The virus, which would spark a pandemic, was first reported in China on December 31, 2019. Halfway across the world, on January 19, a man who had returned home to Snohomish County, Washington near Seattle on January 15, after traveling to Wuhan, checked into an urgent care clinic after seeing reports about the outbreak.
On January 20, the Centers for Disease Control announced that the 35-year-old, who had been experiencing a cough, fever, nausea, and vomiting, had tested positive for COVID-19. He was hospitalized, where his condition grew worse and he developed pneumonia. His symptoms abated 10 days later.

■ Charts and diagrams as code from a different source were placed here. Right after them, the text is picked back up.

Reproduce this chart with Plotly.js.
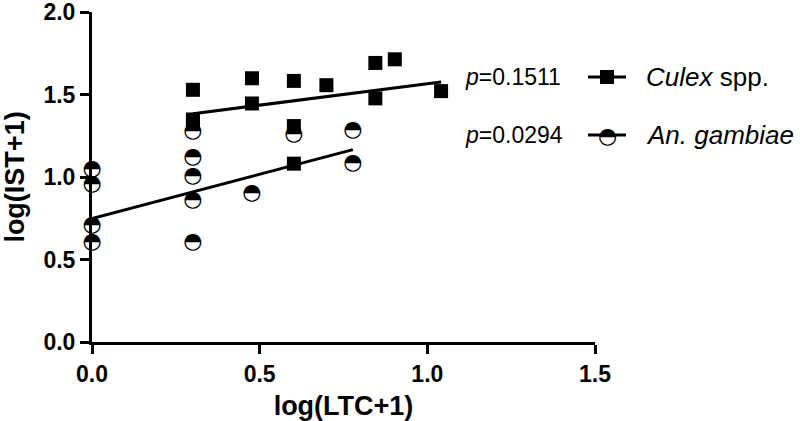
<!DOCTYPE html>
<html>
<head>
<meta charset="utf-8">
<script src="https://cdn.plot.ly/plotly-3.0.1.min.js"></script>
<style>html,body{margin:0;padding:0;background:#fff;}#chart{width:800px;height:421px;}</style>
</head>
<body>
<div id="chart"></div>
<script>
// Culex spp. points
var culexX = [0.301, 0.301, 0.301, 0.477, 0.477, 0.602, 0.602, 0.602, 0.699, 0.845, 0.845, 0.903, 1.041];
var culexY = [1.53, 1.35, 1.33, 1.60, 1.447, 1.584, 1.31, 1.082, 1.558, 1.693, 1.478, 1.715, 1.522];
// An. gambiae points
var gambX = [0, 0, 0, 0, 0.301, 0.301, 0.301, 0.301, 0.301, 0.477, 0.602, 0.778, 0.778];
var gambY = [1.048, 0.957, 0.705, 0.604, 1.275, 1.12, 1.006, 0.86, 0.604, 0.90, 1.257, 1.281, 1.082];
// regression lines (endpoints)
var culexFitX = [0.301, 1.041];
var culexFitY = [1.385, 1.578];
var gambFitX = [0, 0.778];
var gambFitY = [0.749, 1.167];
// legend texts
var seriesNames = ['<i>Culex</i> spp.', '<i>An. gambiae</i>'];
var pValues = ['<i>p</i>=0.1511', '<i>p</i>=0.0294'];
var xTicks = [0, 0.5, 1.0, 1.5];
var xTickText = ['0.0', '0.5', '1.0', '1.5'];
var yTicks = [0, 0.5, 1.0, 1.5, 2.0];
var yTickText = ['0.0', '0.5', '1.0', '1.5', '2.0'];

var halfSym = '\u25D3';
var gambText = gambX.map(function(){ return halfSym; });

var traces = [
  {x: culexFitX, y: culexFitY, mode: 'lines', line: {color: '#000', width: 3}, showlegend: false, cliponaxis: false},
  {x: gambFitX, y: gambFitY, mode: 'lines', line: {color: '#000', width: 3}, showlegend: false, cliponaxis: false},
  {x: culexX, y: culexY, mode: 'markers', marker: {symbol: 'square', size: 14, color: '#000', line: {width: 0}}, showlegend: false, cliponaxis: false},
  {x: gambX, y: gambY, mode: 'markers', marker: {symbol: 'circle', size: 13, color: '#fff', line: {width: 0}}, showlegend: false, cliponaxis: false},
  {x: gambX, y: gambY, mode: 'text', text: gambText, textposition: 'middle center',
   textfont: {family: 'DejaVu Sans', size: 22, color: '#000'}, showlegend: false, cliponaxis: false}
];

var T = 12, B = 79, L = 92, R = 205;
var plotW = 800 - L - R, plotH = 421 - T - B;
var pxX = function(px){ return (px - L) / plotW; };
var pxY = function(py){ return (421 - B - py) / plotH; };
var rows = [77, 135];

var annotations = [];
var shapes = [];
rows.forEach(function(ry, i){
  annotations.push({xref: 'paper', yref: 'paper', x: pxX(463), y: pxY(ry), xanchor: 'left', yanchor: 'middle',
    text: pValues[i], showarrow: false, font: {family: 'Liberation Sans, Arial', size: 23, color: '#000'}});
  annotations.push({xref: 'paper', yref: 'paper', x: pxX(644), y: pxY(ry), xanchor: 'left', yanchor: 'middle',
    text: seriesNames[i], showarrow: false, font: {family: 'Liberation Sans, Arial', size: 26, color: '#000'}});
  shapes.push({type: 'line', xref: 'paper', yref: 'paper', x0: pxX(588), x1: pxX(626), y0: pxY(ry), y1: pxY(ry),
    line: {color: '#000', width: 3}});
});
shapes.push({type: 'rect', xref: 'paper', yref: 'paper', xsizemode: 'pixel', ysizemode: 'pixel',
  xanchor: pxX(607), yanchor: pxY(rows[0]), x0: -7, x1: 7, y0: -7, y1: 7, fillcolor: '#000', line: {width: 0}});
shapes.push({type: 'circle', xref: 'paper', yref: 'paper', xsizemode: 'pixel', ysizemode: 'pixel',
  xanchor: pxX(607), yanchor: pxY(rows[1]), x0: -6.5, x1: 6.5, y0: -6.5, y1: 6.5, fillcolor: '#fff', line: {width: 0}});
annotations.push({xref: 'paper', yref: 'paper', x: pxX(607), y: pxY(rows[1]), xanchor: 'center', yanchor: 'middle',
  text: halfSym, showarrow: false, font: {family: 'DejaVu Sans', size: 22, color: '#000'}});

var axisCommon = {
  showgrid: false, zeroline: false, showline: true, linecolor: '#000', linewidth: 3,
  ticks: 'outside', ticklen: 9, tickwidth: 3, tickcolor: '#000', ticklabeloverflow: 'allow',
  tickfont: {family: 'Liberation Sans, Arial', size: 23, color: '#000', weight: 'bold'}
};

var layout = {
  width: 800, height: 421,
  margin: {l: L, r: R, t: T, b: B},
  paper_bgcolor: '#fff', plot_bgcolor: '#fff',
  showlegend: false,
  xaxis: Object.assign({}, axisCommon, {range: [0, 1.5], tickvals: xTicks, ticktext: xTickText,
    title: {text: 'log(LTC+1)', standoff: 14, font: {family: 'Liberation Sans, Arial', size: 27, color: '#000', weight: 'bold'}}}),
  yaxis: Object.assign({}, axisCommon, {range: [0, 2.002], tickvals: yTicks, ticktext: yTickText,
    title: {text: 'log(IST+1)', standoff: 12, font: {family: 'Liberation Sans, Arial', size: 27, color: '#000', weight: 'bold'}}}),
  annotations: annotations,
  shapes: shapes
};

Plotly.newPlot('chart', traces, layout, {staticPlot: true, displayModeBar: false});
</script>
</body>
</html>
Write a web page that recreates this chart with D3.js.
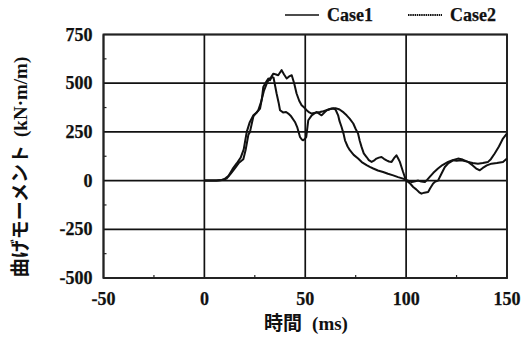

In the following months, the Seattle area became the epicenter of an early U.S. outbreak. 39 residents of Life Care Center, a nursing home in Kirkland, died from complications from the virus in one four-week span. In some cases, people who died from COVID-19 in January 2020, but didn’t know it at the time, had their death certificate amended to show they died from the virus.
According to the CDC, 14 U.S. coronavirus cases were noted by public health agencies between January 21 and February 23, 2020; all patients had traveled to China. The first non-travel case was confirmed in California on February 26, and the first U.S. death was reported on February 29.
As the virus quickly marched across the country, businesses, schools and social gatherings were largely shut down, while, by May, unemployment rates reached their highest levels since the Great Depression.
Spreading to almost every country, more than 662 million people have contracted the virus worldwide, and 6.7 million have died from it. The first U.S. vaccinations for COVID-19 were administered on December 14, 2020. By early 2023, 101 million cases and more than 1 million deaths from the virus had been reported in the U.S. alone.